Sustained engagement by civil society and the press will also help to ensure that governments and militaries remain actively engaged in gender mainstreaming efforts. Participants in the workshop recommended establishing a civil society organization to be designated as a watchdog on gender mainstreaming issues.

Gender mainstreaming champions may also need to reevaluate how they discuss and define gender mainstreaming.

"Some people think it's just a feminist agenda," said Heather Bush, outreach and gender specialist at AFRICOM. "But when people understand that it's about engaging over half the population to enhance human security, that's when the light bulbs start to go on."

Since 2009, U.S. Africa Command has engaged in several initiatives aimed at promoting gender mainstreaming efforts, both across Africa and within its own command structure. AFRICOM established a working group on Women, Peace and Security, which aims to foster dialogue about the expanded engagement of women. Additionally, the command sponsors research on sexual and gender-based violence (SGBV) in the Great Lakes region as well as research on best practices in SGBV training in the armed forces.

Alongside ACSS, AFRICOM assisted the government of Senegal with a year-long project to assess and better integrate women in the armed forces.

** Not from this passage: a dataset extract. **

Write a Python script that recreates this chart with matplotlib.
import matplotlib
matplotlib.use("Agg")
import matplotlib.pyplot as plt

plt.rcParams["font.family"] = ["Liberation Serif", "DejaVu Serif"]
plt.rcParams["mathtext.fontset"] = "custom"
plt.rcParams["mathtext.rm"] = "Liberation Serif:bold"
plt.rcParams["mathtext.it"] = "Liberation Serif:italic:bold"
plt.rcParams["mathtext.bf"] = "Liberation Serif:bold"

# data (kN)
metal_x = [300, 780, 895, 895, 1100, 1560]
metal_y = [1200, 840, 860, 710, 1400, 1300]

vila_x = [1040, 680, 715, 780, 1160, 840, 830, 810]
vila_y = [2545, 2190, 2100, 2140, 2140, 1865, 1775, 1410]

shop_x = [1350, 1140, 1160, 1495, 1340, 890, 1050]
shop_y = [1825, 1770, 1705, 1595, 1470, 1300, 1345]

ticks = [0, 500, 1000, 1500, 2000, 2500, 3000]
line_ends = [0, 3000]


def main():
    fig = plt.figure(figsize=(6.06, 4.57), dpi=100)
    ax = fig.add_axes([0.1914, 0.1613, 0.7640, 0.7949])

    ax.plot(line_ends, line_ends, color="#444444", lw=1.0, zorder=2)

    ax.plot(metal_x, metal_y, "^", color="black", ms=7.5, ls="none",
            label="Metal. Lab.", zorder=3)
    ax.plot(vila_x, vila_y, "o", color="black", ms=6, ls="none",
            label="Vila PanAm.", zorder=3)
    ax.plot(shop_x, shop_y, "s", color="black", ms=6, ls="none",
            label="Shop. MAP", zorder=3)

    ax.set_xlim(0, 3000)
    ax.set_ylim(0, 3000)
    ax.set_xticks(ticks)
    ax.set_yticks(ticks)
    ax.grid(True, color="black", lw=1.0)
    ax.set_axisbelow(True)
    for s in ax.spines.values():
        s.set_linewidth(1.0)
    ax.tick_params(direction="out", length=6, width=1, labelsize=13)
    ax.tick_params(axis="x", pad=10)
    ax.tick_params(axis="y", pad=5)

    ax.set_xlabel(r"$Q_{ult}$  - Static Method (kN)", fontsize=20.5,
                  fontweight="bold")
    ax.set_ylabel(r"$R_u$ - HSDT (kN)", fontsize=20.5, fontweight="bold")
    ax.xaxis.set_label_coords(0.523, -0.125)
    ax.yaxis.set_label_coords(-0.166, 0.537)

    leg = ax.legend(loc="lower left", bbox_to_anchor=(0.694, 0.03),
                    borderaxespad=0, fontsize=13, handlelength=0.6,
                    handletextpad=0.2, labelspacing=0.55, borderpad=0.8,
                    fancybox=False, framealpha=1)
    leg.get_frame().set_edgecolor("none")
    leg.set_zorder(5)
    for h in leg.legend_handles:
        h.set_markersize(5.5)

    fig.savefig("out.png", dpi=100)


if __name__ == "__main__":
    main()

AFRICOM also funded construction, renovation, and repair of facilities that provide services to SGBV victims in the Democratic Republic of Congo.

AFRICOM's leaders say they understand that, in order for these initiatives to be truly effective, gender mainstreaming efforts must be sustained, comprehensive, and integrated throughout its operations. "Mainstreaming should not be limited to individual activities," Ambassador Helen La Lime, Director of Outreach (J-9) at AFRICOM, said during a presentation on the command's role in promoting gender equality on the continent.

"These concepts are most effective when woven through various activities and programs," La Lime said. "We need to find a way to integrate these gender themes into everything that happens at AFRICOM."